### Exercise goal
Take the line containing "What React, TypeScript" as the first line and the line containing "const fmt = (v: number)" as the last, and output that span verbatim without any images.

(Rows from a dataset of charts and code)
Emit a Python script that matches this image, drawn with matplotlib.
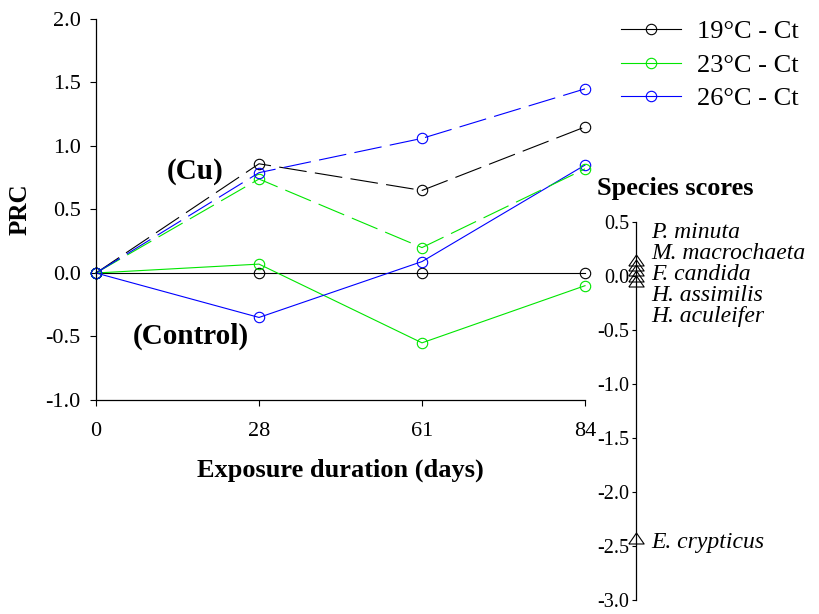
import matplotlib
matplotlib.use("Agg")
import matplotlib.pyplot as plt
import numpy as np
from matplotlib.transforms import offset_copy

# --- data -------------------------------------------------------------
days = ["0", "28", "61", "84"]
series_labels = ["19°C - Ct", "23°C - Ct", "26°C - Ct"]
series_colors = ["black", "#00e600", "#0000ff"]

control = [
    [0.0, 0.00, 0.00, 0.00],    # 19 °C
    [0.0, 0.07, -0.55, -0.10],  # 23 °C
    [0.0, -0.35, 0.09, 0.85],   # 26 °C
]
copper = [
    [0.0, 0.86, 0.65, 1.15],
    [0.0, 0.74, 0.20, 0.82],
    [0.0, 0.79, 1.06, 1.45],
]

species = ["P. minuta", "M. macrochaeta", "F. candida", "H. assimilis",
           "H. aculeifer", "E. crypticus"]
species_scores = [0.15, 0.10, 0.05, 0.00, -0.05, -2.43]

# --- style ------------------------------------------------------------
plt.rcParams["font.family"] = ["Liberation Serif", "DejaVu Serif"]
plt.rcParams["axes.unicode_minus"] = False
plt.rcParams["lines.scale_dashes"] = False

fig = plt.figure(figsize=(8.19, 6.14), dpi=100)
W, H = 819, 614

# main PRC axes
ax = fig.add_axes([96 / W, 1 - 400 / H, (585 - 96) / W, (400 - 19) / H])
x = np.arange(len(days))
handles = []
for vals, col, lab in zip(control, series_colors, series_labels):
    (h,) = ax.plot(x, vals, color=col, lw=0.8, marker="o", ms=7.5,
                   mfc="none", mec=col, mew=0.8, label=lab, clip_on=False)
    handles.append(h)
for vals, col in zip(copper, series_colors):
    ax.plot(x, vals, color=col, lw=0.8, marker="o", ms=7.5, mfc="none",
            mec=col, mew=0.8, dashes=(20, 6), clip_on=False)

ax.set_xlim(0, 3)
ax.set_ylim(-1, 2)
ax.set_xticks(x)
ax.set_xticklabels(days)
ax.set_yticks(np.arange(-1.0, 2.01, 0.5))
ax.set_yticklabels([f"{v:.1f}" for v in np.arange(-1.0, 2.01, 0.5)])
ax.tick_params(direction="out", length=4, width=0.8, labelsize=16)
ax.tick_params(axis="x", pad=12)
ax.tick_params(axis="y", pad=7)
for s in ["top", "right"]:
    ax.spines[s].set_visible(False)
for s in ["left", "bottom"]:
    ax.spines[s].set_linewidth(0.9)

ax.set_xlabel("Exposure duration (days)", fontsize=19, fontweight="bold")
ax.xaxis.set_label_coords(0.5, -0.155)
ax.set_ylabel("PRC", fontsize=18, fontweight="bold")
ax.yaxis.set_label_coords(-0.131, 0.5)
ax.text(0.61, 0.80, "(Cu)", fontsize=21, fontweight="bold",
        ha="center", va="center")
ax.text(0.58, -0.50, "(Control)", fontsize=21, fontweight="bold",
        ha="center", va="center")

fig.legend(handles=handles, loc="upper left",
           bbox_to_anchor=(621 / W, 1 - 20 / H), frameon=False,
           fontsize=19, handlelength=2.27, handletextpad=0.6,
           labelspacing=0.38, borderpad=0, borderaxespad=0)

# species score axis
sax = fig.add_axes([636 / W, 1 - 600 / H, 0.2, (600 - 221.7) / H])
sax.set_ylim(-3.0, 0.5)
sax.set_xlim(0, 1)
sax.set_yticks(np.arange(-3.0, 0.51, 0.5))
sax.set_yticklabels([f"{v:.1f}" for v in np.arange(-3.0, 0.51, 0.5)])
sax.set_xticks([])
sax.tick_params(direction="out", length=3, width=0.8, labelsize=14.5, pad=2)
for s in ["top", "right", "bottom"]:
    sax.spines[s].set_visible(False)
sax.spines["left"].set_linewidth(0.9)
sax.patch.set_visible(False)

tri = [(-1, -0.72), (1, -0.72), (0, 0.72), (-1, -0.72)]
sax.plot(np.zeros(len(species_scores)), species_scores, linestyle="none",
         marker=tri, ms=11, mfc="none", mec="black", mew=0.8, clip_on=False)

# labels of the crowded cluster are spread out around its mean
cluster = species_scores[:5]
step = 0.195
label_y = [np.mean(cluster) + step * (2 - i) for i in range(5)]
label_y.append(species_scores[5])
tr = offset_copy(sax.transData, fig=fig, x=11, y=-7, units="points")
for name, yv in zip(species, label_y):
    sax.text(0, yv, name, fontsize=17, style="italic", transform=tr,
             ha="left", va="baseline")

fig.text(597 / W, 1 - 188 / H, "Species scores", fontsize=19,
         fontweight="bold", ha="left", va="center")

fig.savefig("out.png", dpi=100)
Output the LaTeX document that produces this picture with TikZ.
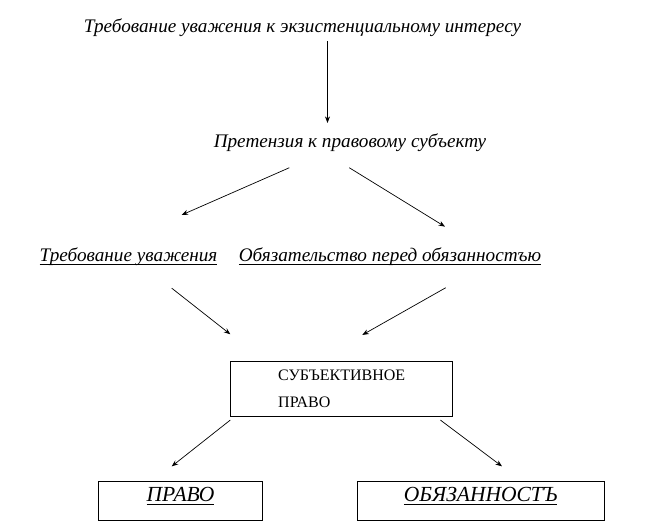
\documentclass[tikz,border=0pt]{standalone}
\usepackage{fontspec}
\setmainfont{Liberation Serif}
\usepackage{tikz}
\usetikzlibrary{shapes,arrows,arrows.meta}
\tikzstyle{tekst} = [inner sep=0pt, text height=12.8pt, text depth=4.3pt, font=\fontsize{19.2}{22}\selectfont\itshape]
\tikzstyle{blok} = [rectangle, draw, line width=0.8pt, minimum width=222pt, minimum height=54.7pt, align=left, font=\fontsize{16}{27}\selectfont]
\tikzstyle{kotak} = [rectangle, draw, line width=0.8pt, minimum height=38.7pt, text height=14.3pt, text depth=13.4pt, font=\fontsize{21.5}{24}\selectfont\itshape]
\tikzstyle{line} = [draw, -{Stealth[length=6.5pt,width=5pt]}, line width=0.7pt]
\newcommand{\podcherk}[1]{\setbox0\hbox{#1}\rlap{\rule[-3.3pt]{\wd0}{0.8pt}}\box0}

\begin{document}
\begin{tikzpicture}[x=1pt, y=1pt, node distance=115.7pt]
\useasboundingbox (0,0) rectangle (646,-532);
\node [tekst] (ekzist) at (302.5,-28) {Требование уважения к экзистенциальному интересу};
\node [tekst, below of=ekzist, xshift=47.5pt] (pretenziya) {Претензия к правовому субъекту};
\node [tekst, below of=pretenziya, node distance=113.7pt, xshift=-221.5pt] (uvazhenie) {\podcherk{Требование уважения}};
\node [tekst, right of=uvazhenie, node distance=261.5pt] (obyazatelstvo) {\podcherk{Обязательство перед обязанностъю}};

\node [blok, below of=pretenziya, node distance=245.3pt, xshift=-8.3pt] (subpravo) {СУБЪЕКТИВНОЕ\\ПРАВО};
\node [kotak, minimum width=164.4pt, below of=subpravo, node distance=112.1pt, xshift=-161.2pt] (pravo) {\podcherk{ПРАВО}};
\node [kotak, minimum width=246.7pt, right of=pravo, node distance=300.2pt] (obyazannost) {\podcherk{ОБЯЗАННОСТЪ}};

\path[line]([xshift=25pt,yshift=-4.4pt]ekzist.south) -- ([xshift=-22.5pt,yshift=12pt]pretenziya.north);
\path[line]([xshift=-60.7pt,yshift=-15.3pt]pretenziya.south) -- ([xshift=53.2pt,yshift=33.7pt]uvazhenie.north);
\path[line]([xshift=-0.7pt,yshift=-15.3pt]pretenziya.south) -- ([xshift=55pt,yshift=22pt]obyazatelstvo.north);

\path[line]([xshift=43.2pt,yshift=-22pt]uvazhenie.south) -- ([yshift=27pt]subpravo.north west);
\path[line]([xshift=55.7pt,yshift=-21.6pt]obyazatelstvo.south) -- ([xshift=20.6pt,yshift=26.3pt]subpravo.north);

\path[line]([yshift=-3.3pt]subpravo.south west) -- ([xshift=-8.8pt,yshift=15pt]pravo.north);
\path[line]([xshift=-12.7pt,yshift=-3.3pt]subpravo.south east) -- ([xshift=21.3pt,yshift=15pt]obyazannost.north);
\end{tikzpicture}
\end{document}
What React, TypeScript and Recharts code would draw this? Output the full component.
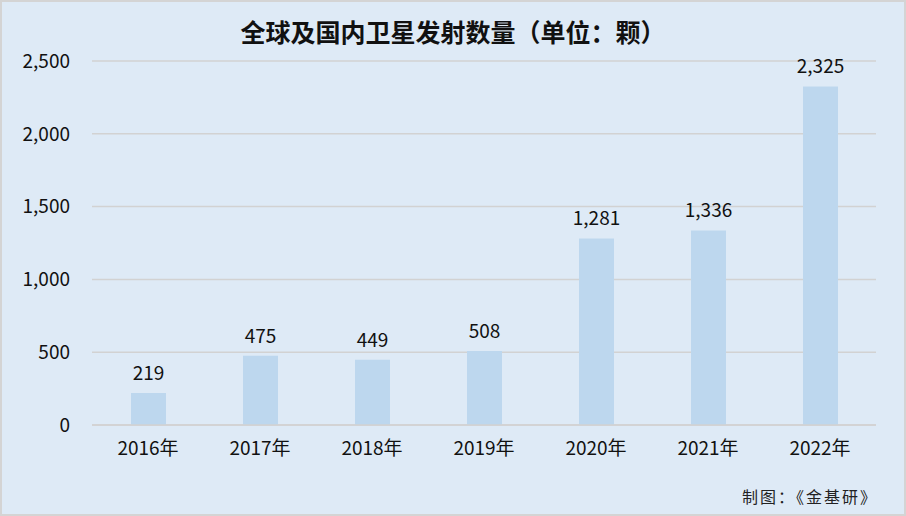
import React from "react"
import { Bar, BarChart, CartesianGrid, LabelList, XAxis, YAxis } from "recharts"

const years = ["2016年", "2017年", "2018年", "2019年", "2020年", "2021年", "2022年"]
const launches = [219, 475, 449, 508, 1281, 1336, 2325]
const yTicks = [0, 500, 1000, 1500, 2000, 2500]

const data = years.map((year, i) => ({ year, value: launches[i] }))

const font = "'Noto Sans CJK SC', 'Noto Sans', sans-serif"
const fmt = (v: number) => v.toLocaleString("en-US")

export default function App() {
  return (
    <div style={{ position: "absolute", left: 0, top: 0, width: 906, height: 516, background: "#DEEAF6", fontFamily: font }}>
      <div
        style={{
          position: "absolute",
          inset: 0,
          border: "2px solid #d4d4d4",
          boxSizing: "border-box",
          pointerEvents: "none",
        }}
      />
      <div
        style={{
          position: "absolute",
          top: 15,
          left: 0,
          width: 906,
          textAlign: "center",
          fontSize: 25,
          lineHeight: "32px",
          fontWeight: 700,
          color: "#111",
        }}
      >
        全球及国内卫星发射数量（单位：颗）
      </div>
      <BarChart
        width={906}
        height={516}
        data={data}
        margin={{ top: 61, right: 30, bottom: 51, left: 0 }}
        style={{ position: "absolute", left: 0, top: 0 }}
      >
        <CartesianGrid vertical={false} stroke="#d2d2d2" strokeWidth={1.5} />
        <XAxis
          dataKey="year"
          height={40}
          tickLine={false}
          tickSize={0}
          tickMargin={17}
          axisLine={{ stroke: "#d2d2d2", strokeWidth: 1.5 }}
          tick={{ fill: "#111", fontSize: 19, fontFamily: font }}
        />
        <YAxis
          width={92}
          domain={[0, 2500]}
          ticks={yTicks}
          tickFormatter={fmt}
          axisLine={false}
          tickLine={false}
          tickSize={0}
          tickMargin={22}
          tick={{ fill: "#111", fontSize: 19, fontFamily: font }}
        />
        <Bar dataKey="value" fill="#BDD7EE" barSize={35} isAnimationActive={false}>
          <LabelList
            dataKey="value"
            position="top"
            offset={13}
            formatter={(v: any) => fmt(Number(v))}
            style={{ fill: "#111", fontSize: 19, fontFamily: font }}
          />
        </Bar>
      </BarChart>
      <div style={{ position: "absolute", right: 28, top: 484, fontSize: 16, color: "#222", letterSpacing: 2 }}>
        制图：《金基研》
      </div>
    </div>
  )
}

### Output below
What React, TypeScript and Recharts code would draw this? Output the full component.
import React from "react"
import { Bar, BarChart, CartesianGrid, LabelList, XAxis, YAxis } from "recharts"

const years = ["2016年", "2017年", "2018年", "2019年", "2020年", "2021年", "2022年"]
const launches = [219, 475, 449, 508, 1281, 1336, 2325]
const yTicks = [0, 500, 1000, 1500, 2000, 2500]

const data = years.map((year, i) => ({ year, value: launches[i] }))

const font = "'Noto Sans CJK SC', 'Noto Sans', sans-serif"
const fmt = (v: number) => v.toLocaleString("en-US")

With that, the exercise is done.